使用 Loki 微服务模式部署生产集群
前面我们提到了 Loki 部署的单体模式和读写分离两种模式,当你的每天日志规模超过了 TB 的量级,那么可能我们就需要使用到微服务模式来部署 Loki 了。
微服务部署模式将 Loki 的组件实例化为不同的进程,每个进程都被调用并指定其目标,每个组件都会产生一个用于内部请求的 gRPC 服务器和一个用于外部 API 请求的 HTTP 服务。
ingester distributor query-frontend query-scheduler querier index-gateway ruler compactor
将组件作为单独的微服务运行允许通过增加微服务的数量来进行扩展,定制的集群对各个组件具有更好的可观察性。微服务模式部署是最高效的 Loki 安装,但是,它们的设置和维护也是最复杂的。
对于超大的 Loki 集群或需要对扩展和集群操作进行更多控制的集群,建议使用微服务模式。
微服务模式最适合在 Kubernetes 集群中部署,提供了 Jsonnet 和 Helm Chart 两种安装方式。
Helm Chart
同样这里我们还是使用 Helm Chart 的方式来安装微服务模式的 Loki,在安装之前记得将前面章节安装的 Loki 相关服务删除。
首先获取微服务模式的 Chart 包:
$ helm repo add grafana https://grafana.github.io/helm-charts
$ helm pull grafana/loki-distributed --untar --version 0.48.4
$ cd loki-simple-scalable
该 Chart 包支持下表中显示的组件,Ingester、distributor、querier 和 query-frontend 组件是始终安装的,其他组件是可选的。
组件 | 可选 | 默认开启? |
---|---|---|
gateway | ✅ | ✅ |
ingester | ❎ | n/a |
distributor | ❎ | n/a |
querier | ❎ | n/a |
query-frontend | ❎ | n/a |
table-manager | ✅ | ❎ |
compactor | ✅ | ❎ |
ruler | ✅ | ❎ |
index-gateway | ✅ | ❎ |
memcached-chunks | ✅ | ❎ |
memcached-frontend | ✅ | ❎ |
memcached-index-queries | ✅ | ❎ |
memcached-index-writes | ✅ | ❎ |
该 Chart 包在微服务模式下配置 Loki,已经过测试,可以与 boltdb-shipper
和 memberlist
一起使用,而其他存储和发现选项也可以使用,但是,该图表不支持设置 Consul 或 Etcd 以进行发现,它们需要进行单独配置,相反,可以使用不需要单独的键/值存储的 memberlist
。默认情况下该 Chart 包会为成员列表创建了一个 Headless Service,ingester、distributor、querier 和 ruler 是其中的一部分。
安装minio
比如我们这里使用 memberlist、boltdb-shipper 和 minio 来作存储,由于这个 Chart 包没有包含 minio,所以需要我们先单独安装 minio:
$ helm repo add minio https://helm.min.io/
$ helm pull minio/minio --untar --version 8.0.10
$ cd minio
创建一个如下所示的 values 文件:
# ci/loki-values.yaml
accessKey: "myaccessKey"
secretKey: "mysecretKey"
persistence:
enabled: true
storageClass: "local-path"
accessMode: ReadWriteOnce
size: 5Gi
service:
type: NodePort
port: 9000
nodePort: 32000
resources:
requests:
memory: 1Gi
直接使用上面配置的 values 文件安装 minio:
$ helm upgrade --install minio -n logging -f ci/loki-values.yaml .

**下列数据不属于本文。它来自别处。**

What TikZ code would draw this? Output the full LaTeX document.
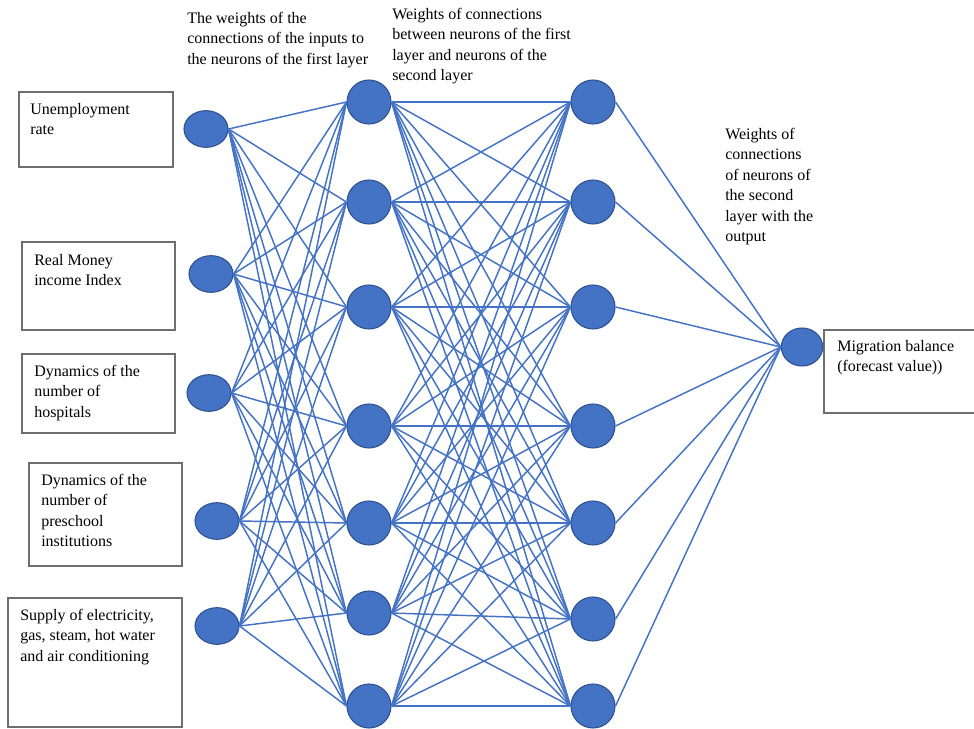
\documentclass[tikz,border=0pt]{standalone}
\usepackage{fontspec}
\setmainfont{Liberation Serif}
\usetikzlibrary{positioning,shapes.geometric}
\definecolor{cN}{HTML}{4472C4}
\definecolor{cB}{HTML}{2F528F}
\definecolor{cG}{HTML}{6E6E6E}
\tikzset{
  inneuron/.style={ellipse,draw=cB,line width=.8pt,fill=cN,
                   minimum width=33pt,minimum height=27.5pt,inner sep=0pt},
  neuron/.style={circle,draw=cB,line width=.8pt,fill=cN,
                 minimum size=33pt,inner sep=0pt},
  outneuron/.style={ellipse,draw=cB,line width=.8pt,fill=cN,
                    minimum width=31pt,minimum height=28.5pt,inner sep=0pt},
  wire/.style={cN,line width=1.1pt},
  inbox/.style={draw=cG,line width=.8pt},
  lbl/.style={anchor=north west,inner sep=0pt,align=left,
              font=\fontsize{12}{15.3}\selectfont},
}
\begin{document}
\begin{tikzpicture}[x=0.75pt,y=-0.75pt]
  \useasboundingbox (0,0) rectangle (974,728);
  % boxes with the inputs and the output
  \draw[inbox] (19,92) rectangle (173,167);
  \draw[inbox] (22,242) rectangle (175,330);
  \draw[inbox] (22,354) rectangle (175,433);
  \draw[inbox] (29,463) rectangle (182,566);
  \draw[inbox] (8,598) rectangle (182,727);
  \draw[inbox] (974,330) -- (824,330) -- (824,413) -- (974,413);
  \node[lbl] (t1) at (30,103) {Unemployment\\rate};
  \node[lbl] (t2) at (34,254) {Real Money\\income Index};
  \node[lbl] (t3) at (34,365) {Dynamics of the\\number of\\hospitals};
  \node[lbl] (t4) at (41,474) {Dynamics of the\\number of\\preschool\\institutions};
  \node[lbl] (t5) at (20,609) {Supply of electricity,\\gas, steam, hot water\\and air conditioning};
  \node[lbl] (tout) at (837,340) {Migration balance\\(forecast value))};
  % neurons
  \foreach \n/\x/\y in {1/206/129,2/211/274,3/209/393,4/217/521,5/217/626}
    \node[inneuron] (in\n) at (\x,\y) {};
  \foreach \n/\y in {1/102,2/202,3/307,4/426,5/523,6/613,7/706}
    \node[neuron] (a\n) at (369,\y) {};
  \foreach \n/\y in {1/102,2/202,3/307,4/426,5/523,6/619,7/706}
    \node[neuron] (b\n) at (593,\y) {};
  \node[outneuron] (out) at (802,347) {};
  % weights
  \foreach \i in {1,...,5}
    \foreach \j in {1,...,7}
      \draw[wire] (in\i.east) -- (a\j.west);
  \foreach \i in {1,...,7}
    \foreach \j in {1,...,7}
      \draw[wire] (a\i.east) -- (b\j.west);
  \foreach \i in {1,...,7}
    \draw[wire] (b\i.east) -- (out.west);
  \node[lbl] (w1) at (187,12) {The weights of the\\connections of the inputs to\\the neurons of the first layer};
  \node[lbl] (w2) at (392,8) {Weights of connections\\between neurons of the first\\layer and neurons of the\\second layer};
  \node[lbl] (w3) at (725,128) {Weights of\\connections\\of neurons of\\the second\\layer with the\\output};
\end{tikzpicture}
\end{document}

Release "minio" does not exist. Installing it now.
NAME: minio
LAST DEPLOYED: Sun Jun 19 16:56:28 2022
NAMESPACE: logging
STATUS: deployed
REVISION: 1
TEST SUITE: None
NOTES:
Minio can be accessed via port 9000 on the following DNS name from within your cluster:
minio.logging.svc.cluster.local
To access Minio from localhost, run the below commands:
1. export POD_NAME=$(kubectl get pods --namespace logging -l "release=minio" -o jsonpath="{.items[0].metadata.name}")

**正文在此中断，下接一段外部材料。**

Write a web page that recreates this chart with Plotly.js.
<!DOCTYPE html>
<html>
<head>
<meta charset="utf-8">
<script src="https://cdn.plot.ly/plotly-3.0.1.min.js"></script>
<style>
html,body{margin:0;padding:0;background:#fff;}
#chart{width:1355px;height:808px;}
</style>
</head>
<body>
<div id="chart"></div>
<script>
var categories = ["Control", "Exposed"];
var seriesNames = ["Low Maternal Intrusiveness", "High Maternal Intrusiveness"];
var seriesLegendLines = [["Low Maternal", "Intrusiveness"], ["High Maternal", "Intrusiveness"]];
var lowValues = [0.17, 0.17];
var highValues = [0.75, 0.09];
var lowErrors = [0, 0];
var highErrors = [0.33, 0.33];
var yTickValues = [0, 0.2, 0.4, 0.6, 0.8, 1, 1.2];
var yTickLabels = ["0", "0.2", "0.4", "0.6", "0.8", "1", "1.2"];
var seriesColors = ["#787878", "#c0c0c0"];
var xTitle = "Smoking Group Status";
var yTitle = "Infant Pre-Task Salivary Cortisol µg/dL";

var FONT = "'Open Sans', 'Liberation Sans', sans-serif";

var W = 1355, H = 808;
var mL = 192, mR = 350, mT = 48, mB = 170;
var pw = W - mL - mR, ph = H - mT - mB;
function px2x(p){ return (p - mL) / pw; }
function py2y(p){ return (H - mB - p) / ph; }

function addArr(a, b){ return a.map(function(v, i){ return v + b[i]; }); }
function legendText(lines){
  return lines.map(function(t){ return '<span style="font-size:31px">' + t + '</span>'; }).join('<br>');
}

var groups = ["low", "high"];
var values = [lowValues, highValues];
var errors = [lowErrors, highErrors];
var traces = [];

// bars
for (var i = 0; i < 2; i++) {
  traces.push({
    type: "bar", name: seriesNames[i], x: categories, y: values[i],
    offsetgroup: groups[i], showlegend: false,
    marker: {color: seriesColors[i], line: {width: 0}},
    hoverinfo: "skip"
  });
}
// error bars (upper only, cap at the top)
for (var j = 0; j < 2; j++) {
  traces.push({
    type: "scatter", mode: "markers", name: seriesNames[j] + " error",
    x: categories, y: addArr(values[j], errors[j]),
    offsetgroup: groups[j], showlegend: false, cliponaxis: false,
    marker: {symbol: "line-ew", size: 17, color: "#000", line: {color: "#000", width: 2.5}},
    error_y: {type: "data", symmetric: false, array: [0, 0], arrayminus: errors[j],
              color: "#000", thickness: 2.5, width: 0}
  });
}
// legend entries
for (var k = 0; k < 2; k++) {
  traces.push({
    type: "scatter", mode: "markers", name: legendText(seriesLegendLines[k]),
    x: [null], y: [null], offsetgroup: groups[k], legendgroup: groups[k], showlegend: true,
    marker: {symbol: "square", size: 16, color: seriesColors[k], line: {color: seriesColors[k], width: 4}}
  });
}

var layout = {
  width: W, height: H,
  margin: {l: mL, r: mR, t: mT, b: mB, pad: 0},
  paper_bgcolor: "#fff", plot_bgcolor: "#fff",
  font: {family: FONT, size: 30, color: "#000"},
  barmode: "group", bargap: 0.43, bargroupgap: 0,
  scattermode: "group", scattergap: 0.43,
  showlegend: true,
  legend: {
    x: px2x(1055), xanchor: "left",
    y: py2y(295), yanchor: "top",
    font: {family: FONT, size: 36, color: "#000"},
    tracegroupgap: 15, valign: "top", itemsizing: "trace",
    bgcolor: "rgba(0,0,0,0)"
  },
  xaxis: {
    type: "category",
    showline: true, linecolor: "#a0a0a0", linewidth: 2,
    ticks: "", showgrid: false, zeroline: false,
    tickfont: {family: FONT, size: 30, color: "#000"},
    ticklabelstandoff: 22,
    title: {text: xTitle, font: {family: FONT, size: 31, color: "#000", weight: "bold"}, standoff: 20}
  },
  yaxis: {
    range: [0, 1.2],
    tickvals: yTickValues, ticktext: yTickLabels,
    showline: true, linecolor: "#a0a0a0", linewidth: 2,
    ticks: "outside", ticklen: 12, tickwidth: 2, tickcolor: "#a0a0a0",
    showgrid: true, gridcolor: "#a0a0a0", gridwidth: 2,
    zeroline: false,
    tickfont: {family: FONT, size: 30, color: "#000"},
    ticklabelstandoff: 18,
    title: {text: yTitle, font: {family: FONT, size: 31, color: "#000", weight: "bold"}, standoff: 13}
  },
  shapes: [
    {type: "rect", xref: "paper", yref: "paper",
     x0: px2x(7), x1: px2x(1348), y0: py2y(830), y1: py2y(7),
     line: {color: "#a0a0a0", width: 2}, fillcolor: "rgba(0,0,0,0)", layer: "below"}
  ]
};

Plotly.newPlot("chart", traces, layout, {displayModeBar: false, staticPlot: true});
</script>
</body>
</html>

2. kubectl port-forward $POD_NAME 9000 --namespace logging
Read more about port forwarding here: http://kubernetes.io/docs/user-guide/kubectl/kubectl_port-forward/
You can now access Minio server on http://localhost:9000. Follow the below steps to connect to Minio server with mc client:
1. Download the Minio mc client - https://docs.minio.io/docs/minio-client-quickstart-guide
2. Get the ACCESS_KEY=$(kubectl get secret minio -o jsonpath="{.data.accesskey}" | base64 --decode) and the SECRET_KEY=$(kubectl get secret minio -o jsonpath="{.data.secretkey}" | base64 --decode)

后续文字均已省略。